▸ Aim: The line containing "from matplotlib.lines import Line2D" marks the end: extract everything from the first line of the data through that line, exactly, with no pictures.
BEGIN Material
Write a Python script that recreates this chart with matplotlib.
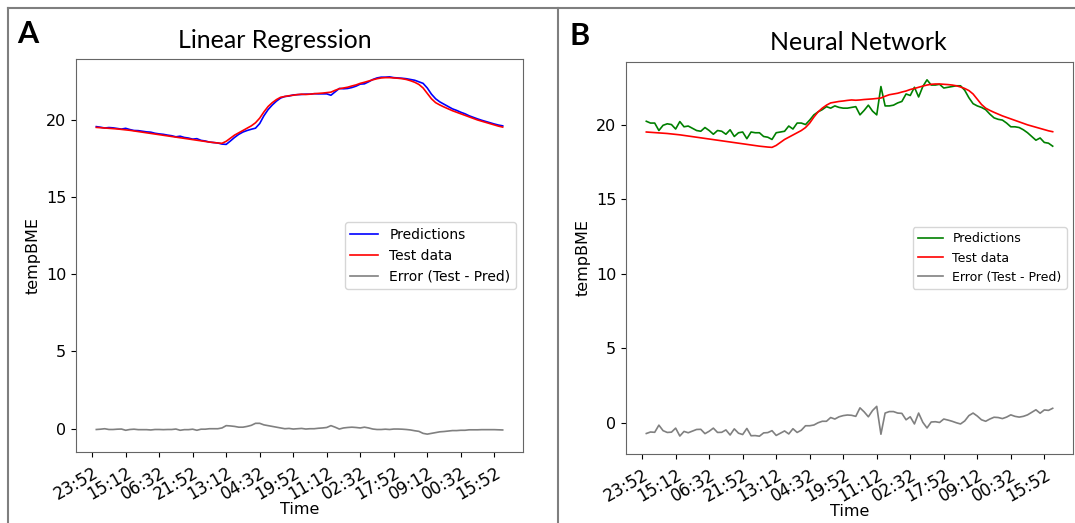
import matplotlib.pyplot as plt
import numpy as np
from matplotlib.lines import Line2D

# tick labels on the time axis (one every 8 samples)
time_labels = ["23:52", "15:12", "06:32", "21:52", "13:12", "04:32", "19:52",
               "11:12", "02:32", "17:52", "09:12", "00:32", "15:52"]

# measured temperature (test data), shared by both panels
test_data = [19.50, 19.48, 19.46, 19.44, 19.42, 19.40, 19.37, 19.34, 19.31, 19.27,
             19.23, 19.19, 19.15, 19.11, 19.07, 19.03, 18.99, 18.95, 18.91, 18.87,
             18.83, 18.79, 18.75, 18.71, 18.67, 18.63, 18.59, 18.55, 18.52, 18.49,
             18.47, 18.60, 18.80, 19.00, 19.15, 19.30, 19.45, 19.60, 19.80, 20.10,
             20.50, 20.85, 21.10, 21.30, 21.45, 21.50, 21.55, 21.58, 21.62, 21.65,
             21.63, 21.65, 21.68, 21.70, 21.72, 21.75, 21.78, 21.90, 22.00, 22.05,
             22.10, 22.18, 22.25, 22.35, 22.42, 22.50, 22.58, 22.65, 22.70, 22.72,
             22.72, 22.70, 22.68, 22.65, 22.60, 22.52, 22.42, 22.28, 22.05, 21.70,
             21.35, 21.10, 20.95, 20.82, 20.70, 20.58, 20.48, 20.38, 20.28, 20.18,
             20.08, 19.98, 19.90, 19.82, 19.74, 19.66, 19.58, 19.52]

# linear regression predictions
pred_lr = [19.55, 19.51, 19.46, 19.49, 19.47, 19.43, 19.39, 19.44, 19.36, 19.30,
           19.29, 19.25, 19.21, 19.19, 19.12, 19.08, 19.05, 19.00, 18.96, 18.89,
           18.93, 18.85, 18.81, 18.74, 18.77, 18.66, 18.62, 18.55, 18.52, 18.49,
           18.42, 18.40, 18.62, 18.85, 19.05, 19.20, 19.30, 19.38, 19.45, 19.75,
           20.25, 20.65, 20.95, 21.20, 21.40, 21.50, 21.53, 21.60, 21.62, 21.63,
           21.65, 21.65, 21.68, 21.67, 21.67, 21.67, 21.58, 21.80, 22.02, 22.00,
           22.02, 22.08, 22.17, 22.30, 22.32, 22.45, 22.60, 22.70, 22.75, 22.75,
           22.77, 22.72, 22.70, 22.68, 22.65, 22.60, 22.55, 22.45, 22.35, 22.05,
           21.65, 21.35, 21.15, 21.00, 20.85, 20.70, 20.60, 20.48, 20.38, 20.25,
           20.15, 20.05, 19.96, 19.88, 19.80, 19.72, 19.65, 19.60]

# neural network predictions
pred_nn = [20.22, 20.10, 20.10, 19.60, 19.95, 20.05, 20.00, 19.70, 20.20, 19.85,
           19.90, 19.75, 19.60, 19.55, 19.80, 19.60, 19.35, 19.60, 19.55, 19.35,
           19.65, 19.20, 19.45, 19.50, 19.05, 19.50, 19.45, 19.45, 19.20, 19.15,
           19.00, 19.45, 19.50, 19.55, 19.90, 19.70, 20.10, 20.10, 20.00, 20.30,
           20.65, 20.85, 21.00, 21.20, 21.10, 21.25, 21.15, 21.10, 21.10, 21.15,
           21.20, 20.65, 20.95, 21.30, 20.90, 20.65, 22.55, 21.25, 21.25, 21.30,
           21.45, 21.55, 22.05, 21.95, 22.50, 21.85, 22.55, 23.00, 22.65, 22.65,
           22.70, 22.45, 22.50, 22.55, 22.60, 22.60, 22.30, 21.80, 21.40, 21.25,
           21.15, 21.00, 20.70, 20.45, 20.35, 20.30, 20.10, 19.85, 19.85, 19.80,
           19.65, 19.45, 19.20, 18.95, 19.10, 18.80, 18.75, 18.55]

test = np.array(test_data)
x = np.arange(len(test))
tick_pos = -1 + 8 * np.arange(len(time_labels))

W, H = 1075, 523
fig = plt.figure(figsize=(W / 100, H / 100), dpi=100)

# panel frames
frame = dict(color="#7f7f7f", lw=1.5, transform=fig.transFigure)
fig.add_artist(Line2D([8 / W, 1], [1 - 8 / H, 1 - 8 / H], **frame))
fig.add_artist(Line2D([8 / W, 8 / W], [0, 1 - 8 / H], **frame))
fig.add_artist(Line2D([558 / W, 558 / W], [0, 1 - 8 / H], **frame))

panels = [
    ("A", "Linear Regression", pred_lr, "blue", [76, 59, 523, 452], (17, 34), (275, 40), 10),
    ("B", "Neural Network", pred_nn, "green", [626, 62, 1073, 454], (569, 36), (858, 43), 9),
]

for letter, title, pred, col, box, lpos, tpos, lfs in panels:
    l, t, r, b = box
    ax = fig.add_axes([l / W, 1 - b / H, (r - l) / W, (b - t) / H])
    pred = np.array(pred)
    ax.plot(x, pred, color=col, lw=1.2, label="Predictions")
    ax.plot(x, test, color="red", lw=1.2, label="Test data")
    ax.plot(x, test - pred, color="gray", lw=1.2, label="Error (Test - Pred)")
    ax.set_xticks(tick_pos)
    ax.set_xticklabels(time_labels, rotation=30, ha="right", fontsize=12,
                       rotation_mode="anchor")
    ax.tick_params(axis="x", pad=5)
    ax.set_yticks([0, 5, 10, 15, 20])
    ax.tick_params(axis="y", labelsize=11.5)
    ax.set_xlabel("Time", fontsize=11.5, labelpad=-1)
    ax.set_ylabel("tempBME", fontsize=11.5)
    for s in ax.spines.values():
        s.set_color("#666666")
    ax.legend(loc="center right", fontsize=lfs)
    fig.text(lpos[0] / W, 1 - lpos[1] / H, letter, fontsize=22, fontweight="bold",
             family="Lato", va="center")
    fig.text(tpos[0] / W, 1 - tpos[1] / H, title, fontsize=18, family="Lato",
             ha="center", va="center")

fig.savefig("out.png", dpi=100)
END Material
▸ Expected answer:
Write a Python script that recreates this chart with matplotlib.
import matplotlib.pyplot as plt
import numpy as np
from matplotlib.lines import Line2D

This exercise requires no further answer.